Explico: a primeira alíquota do IRPF é de 7,5%, a segunda é de 15%, a terceira é de 22,5% e a última é de 27,5%, sendo que esta é aplicável para quem ganha acima de R$ 4.664,68 por mês. Assim, quem recebe de uma fonte (que pode ser a da aposentadoria), sob a alíquota de 15%, e tem uma segunda fonte de renda tributada sob a mesma alíquota, ao declarar o IRPF terá as duas fontes de rendimentos somadas, o que seguramente elevará a tributação para uma alíquota superior, fazendo com que inexoravelmente tenha que pagar mais tributo do que os descontos efetuados na fonte.
É preciso acrescer mais uma informação: quem possui acima de 65 anos, usualmente aposentado, têm um limite de isenção de proventos até o valor anual de R$ 24.751,74, que corresponde ao limite máximo de isenção para todos (R$ 22.847,76), somado ao 13º salário igualmente isento (R$ 1.903,98). O que ultrapassar esse montante é tributado normalmente de acordo com a tabela progressiva do IRPF.
Por exemplo: quem recebe R$ 3.300,00 mensais de uma fonte e recebe R$ 3.800,00 de outra fonte, ao invés de permanecer sob a alíquota de 15%, que incidiu na fonte sobre cada qual desses rendimentos, verá que ao fazer a declaração os valores recebidos serão somados, acarretando que a alíquota passe a ser de 27,5%, gerando saldo a pagar de IRPF. Colocando em números, e considerando a isenção para quem tem 65 anos ou mais: uma parcela da receita auferida com a primeira fonte será isenta (até R$ 24.751,74), o saldo de R$ 18.148,26 será somado ao valor da segunda fonte de renda, que é de R$ 48.100,00 (R$ 3.800,00 x 13), gerando uma base tributável de R$ 67.548,26 sob a alíquota de 27,5%.
Claro que simplifiquei o exemplo, abstraindo os abatimentos que possam ser aplicados, em especial os gastos com saúde, dentre outros aspectos.
Onde reside a iniquidade? No fato de que uma fonte de renda decorre do trabalho atual (a segunda) e a outra decorre de uma retribuição pelo trabalho já realizado (a aposentadoria). Eis mais um caso de divergência entre o direito (que busca a Justiça) e a matemática (que busca a exatidão).
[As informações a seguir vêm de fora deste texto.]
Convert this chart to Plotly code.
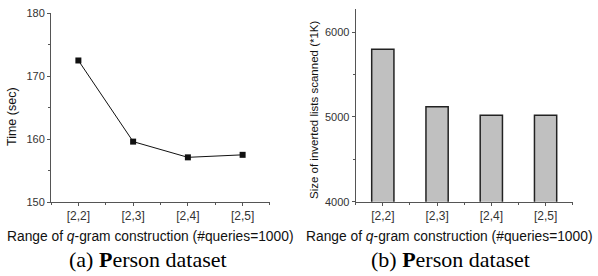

Como resolver esse problema matemático à luz da Justiça?
Estabelecer que o valor recebido de aposentadoria seja exclusivamente tributado na fonte, tal como são os rendimentos das aplicações financeiras e os Juros sobre o Capital Próprio (JCP). Aliás, com um pouco de imaginação, seria possível afirmar que as aposentadorias se caracterizam como uma espécie de JCP — Juros sobre o Capital Próprio, não? Os JCP são uma espécie de juros que a empresa deve aos seus sócios pelo empréstimo de capital, pois, ao iniciar uma empresa, os empresários integralizam recursos na sociedade e recebem JCP em razão disso, que são tributados exclusivamente na fonte.
Considerando que o capital humano foi utilizado ao longo do tempo, o que gera o pagamento de aposentadoria, seu valor deve ser tributado tal qual os JCP, exclusivamente na fonte, pela alíquota de 15%, não recompondo o valor a ser tributado com outras eventuais fontes que existam.
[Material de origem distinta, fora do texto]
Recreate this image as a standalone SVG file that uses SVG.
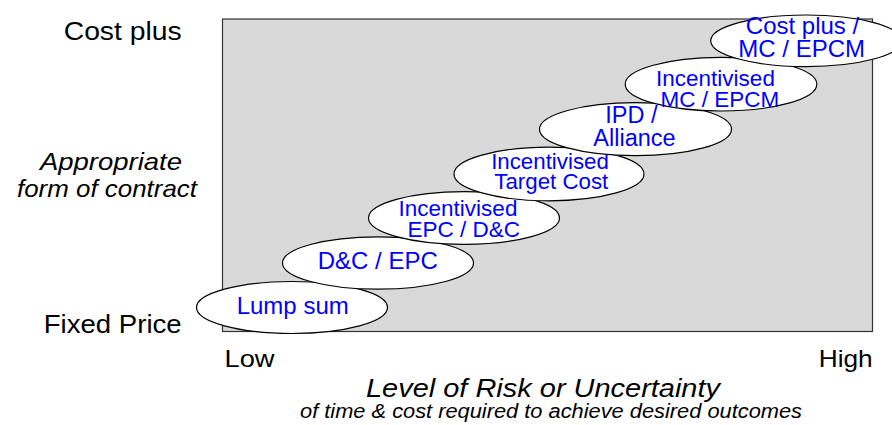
<svg xmlns="http://www.w3.org/2000/svg" width="892" height="425" viewBox="0 0 892 425">
<style>
.lbl{font-family:"Liberation Sans",Arial,sans-serif;fill:#000}
.it{font-style:italic}
.node ellipse{fill:#fff;stroke:#000;stroke-width:1.2}
.node text{font-family:"Liberation Sans",Arial,sans-serif;fill:#0000ff;text-anchor:middle}
</style>
<rect x="222.5" y="19" width="650" height="312.5" fill="#d9d9d9" stroke="#333" stroke-width="1.2"/>
<g id="axis-labels">
<text class="lbl" x="181.7" y="40" font-size="25" text-anchor="end" textLength="118" lengthAdjust="spacingAndGlyphs">Cost plus</text>
<text class="lbl" x="181.7" y="333" font-size="25" text-anchor="end" textLength="138" lengthAdjust="spacingAndGlyphs">Fixed Price</text>
<text class="lbl it" x="111" y="170" font-size="24" text-anchor="middle" textLength="142" lengthAdjust="spacingAndGlyphs">Appropriate</text>
<text class="lbl it" x="107" y="197" font-size="24" text-anchor="middle" textLength="180" lengthAdjust="spacingAndGlyphs">form of contract</text>
<text class="lbl" x="224.5" y="366.7" font-size="24" textLength="50" lengthAdjust="spacingAndGlyphs">Low</text>
<text class="lbl" x="872.7" y="366.7" font-size="24" text-anchor="end" textLength="54" lengthAdjust="spacingAndGlyphs">High</text>
<text class="lbl it" x="543" y="397" font-size="25" text-anchor="middle" textLength="354" lengthAdjust="spacingAndGlyphs">Level of Risk or Uncertainty</text>
<text class="lbl it" x="551" y="418" font-size="19.5" text-anchor="middle" textLength="502" lengthAdjust="spacingAndGlyphs">of time &amp; cost required to achieve desired outcomes</text>
</g>
<g id="connectors"></g>
<g id="n1" class="node"><ellipse cx="292" cy="307.5" rx="95.5" ry="26"/><text x="292.7" y="314" font-size="24">Lump sum</text></g>
<g id="n2" class="node"><ellipse cx="378" cy="263" rx="95.5" ry="26.2"/><text x="377.8" y="269.3" font-size="24">D&amp;C / EPC</text></g>
<g id="n3" class="node"><ellipse cx="464" cy="218" rx="95.5" ry="26.3"/><text font-size="22.5"><tspan x="458" y="216">Incentivised</tspan><tspan x="463.7" y="237.3">EPC / D&amp;C</tspan></text></g>
<g id="n4" class="node"><ellipse cx="549" cy="174" rx="95" ry="26.8"/><text font-size="22.3"><tspan x="550" y="169.3">Incentivised</tspan><tspan x="551.3" y="189.3">Target Cost</tspan></text></g>
<g id="n5" class="node"><ellipse cx="635.5" cy="129.2" rx="96" ry="26.5"/><text font-size="23.5"><tspan x="631.3" y="123.3">IPD /</tspan><tspan x="634.5" y="146">Alliance</tspan></text></g>
<g id="n6" class="node"><ellipse cx="721" cy="84.2" rx="95.8" ry="26.8"/><text font-size="22.5"><tspan x="715.5" y="85.7">Incentivised</tspan><tspan x="720" y="106.7">MC / EPCM</tspan></text></g>
<g id="n7" class="node"><ellipse cx="806.2" cy="40.8" rx="95.5" ry="25.8"/><text font-size="24"><tspan x="802.5" y="34">Cost plus /</tspan><tspan x="801.7" y="56.7">MC / EPCM</tspan></text></g>
</svg>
Isso resolveria o problema dos aposentados, tenham ou não outras fontes de renda, ou mesmo que recebam acima dos atuais R$ 24.751,74 anuais (para quem tem mais de 65 anos). Claro que a isenção até esse montante teria que ser mantida, a fim de evitar outras iniquidades.
Afinal, porque não dar às aposentadorias (e às pensões) o mesmo tratamento que se dá aos JCP? Não há justificativa plausível, devendo ambos serem tributados pela mesma alíquota de 15%, exclusivamente na fonte, mantida a atual faixa de isenção para as aposentadorias.
Quem sabe algum parlamentar se anime e apresente essa proposta para debate no Congresso.